Now a new report by ResPublica has compiled a list of ways that city councils around the UK can help. The report argues that: “The onus is on cities to create plans that can meet the health and economic challenge within a short time-frame, and identify what they need from national government to do so.”

This is a diplomatic way of saying that current government action on the subject does not go far enough – and that cities must help prod them into gear. That includes poking holes in the government’s proposed plans for new “Clean Air Zones”.

Here are just five of the ways the report suggests letting the light in and the pollution out:

1. Clean up the draft Clean Air Zones framework

Last October, the government set out its draft plans for new Clean Air Zones in the UK’s five most polluted cities, Birmingham, Derby, Leeds, Nottingham and Southampton (excluding London - where other plans are afoot). These zones will charge “polluting” vehicles to enter and can be implemented with varying levels of intensity, with three options that include cars and one that does not.

But the report argues that there is still too much potential for polluters to play dirty with the rules. Car-charging zones must be mandatory for all cities that breach the current EU standards, the report argues (not just the suggested five). Otherwise national operators who own fleets of vehicles could simply relocate outdated buses or taxis to places where they don’t have to pay.  

Different vehicles should fall under the same rules, the report added. Otherwise, taking your car rather than the bus could suddenly seem like the cost-saving option.

2. Vouchers to vouch-safe the project’s success

The government is exploring a scrappage scheme for diesel cars, to help get the worst and oldest polluting vehicles off the road. But as the report points out, blanket scrappage could simply put a whole load of new fossil-fuel cars on the road.

Instead, ResPublica suggests using the revenue from the Clean Air Zone charges, plus hiked vehicle registration fees, to create “Pollution Reduction Vouchers”.
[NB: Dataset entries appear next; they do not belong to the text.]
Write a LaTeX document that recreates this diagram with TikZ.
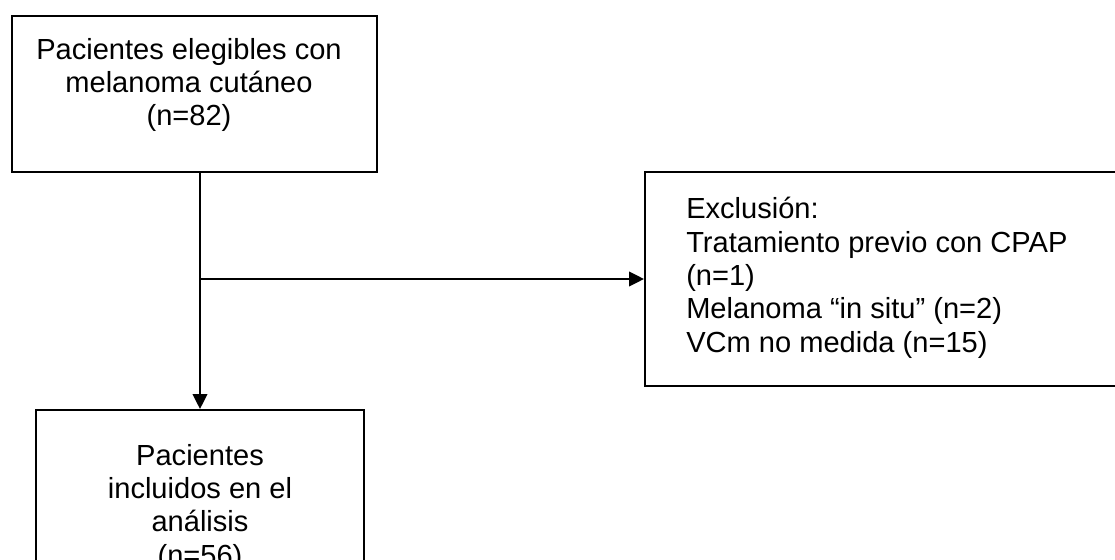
\documentclass[tikz,border=0pt]{standalone}
\usepackage{fontspec}
\setmainfont{Liberation Sans}
\usetikzlibrary{arrows.meta}
\begin{document}
\begin{tikzpicture}[x=0.75pt,y=-0.75pt,
  box/.style={draw,rectangle,line width=1.5pt,inner sep=0pt},
  txt/.style={inner sep=0pt,font=\fontsize{21.8}{25}\selectfont},
  flow/.style={line width=1.5pt,-{Triangle[length=11.25pt,width=11pt]}}]
\clip (0,0) rectangle (1115,560);
% boxes
\node[box,minimum width=273.75pt,minimum height=117pt] (elig) at (194.5,94) {};
\node[box,minimum width=360pt,minimum height=160.5pt] (excl) at (885,279) {};
\node[box,minimum width=246pt,minimum height=123.75pt] (incl) at (200,492.5) {};
% texts
\node[txt,anchor=north,align=center] (eligtxt) at (189,38)
  {Pacientes elegibles con\\melanoma cutáneo\\(n=82)};
\node[txt,anchor=north west,align=left] (excltxt) at (686,197)
  {Exclusión:\\Tratamiento previo con CPAP\\(n=1)\\Melanoma “in situ” (n=2)\\VCm no medida (n=15)};
\node[txt,anchor=north,align=center] (incltxt) at (200,444)
  {Pacientes\\incluidos en el\\análisis\\(n=56)};
% connectors
\coordinate (split) at (200,279);
\draw[flow] (elig.south -| incl.north) -- (incl.north);
\draw[flow] (split) -- (split -| excl.west);
\end{tikzpicture}
\end{document}
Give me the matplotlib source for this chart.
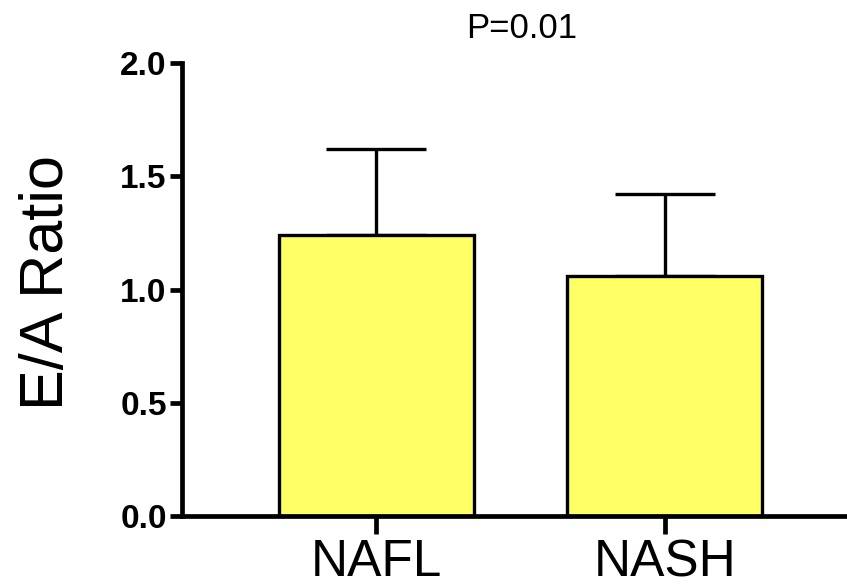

Low-income households with older cars, that would be liable to charging, could then use the vouchers to help secure alternative transport, buy a new and compliant car, or retrofit their existing vehicle with new technology.

3. Extend Vehicle Excise Duty

Vehicle Excise Duty is currently only tiered by how much CO2 pollution a car creates for the first year. After that it becomes a flat rate for all cars under £40,000. The report suggests changing this so that the most polluting vehicles for CO2, NOx and PM2.5 continue to pay higher rates throughout their life span.

For ClientEarth CEO James Thornton, changes to vehicle excise duty are key to moving people onto cleaner modes of transport: “We need a network of clean air zones to keep the most polluting diesel vehicles from the most polluted parts of our towns and cities and incentives such as a targeted scrappage scheme and changes to vehicle excise duty to move people onto cleaner modes of transport.”

4. Repurposed car parks

You would think city bosses would want less cars in the centre of town. But while less cars is good news for oxygen-breathers, it is bad news for city budgets reliant on parking charges. But using car parks to tap into new revenue from property development and joint ventures could help cities reverse this thinking.

5. Prioritise public awareness

Charge zones can be understandably unpopular. In 2008, a referendum in Manchester defeated the idea of congestion charging. So a big effort is needed to raise public awareness of the health crisis our roads have caused. Metro mayors should outline pollution plans in their manifestos, the report suggests. And cities can take advantage of their existing assets. For example in London there are plans to use electronics in the Underground to update travellers on the air pollution levels.

***

Change is already in the air. Southampton has used money from the Local Sustainable Travel Fund to run a successful messaging campaign. And in 2011 Nottingham City Council became the first city to implement a Workplace Parking levy – a scheme which has raised £35.3m to help extend its tram system, upgrade the station and purchase electric buses.

But many more “air necessities” are needed before we can forget about pollution’s worry and its strife.  

 

India Bourke is an environment writer and editorial assistant at the New Statesman.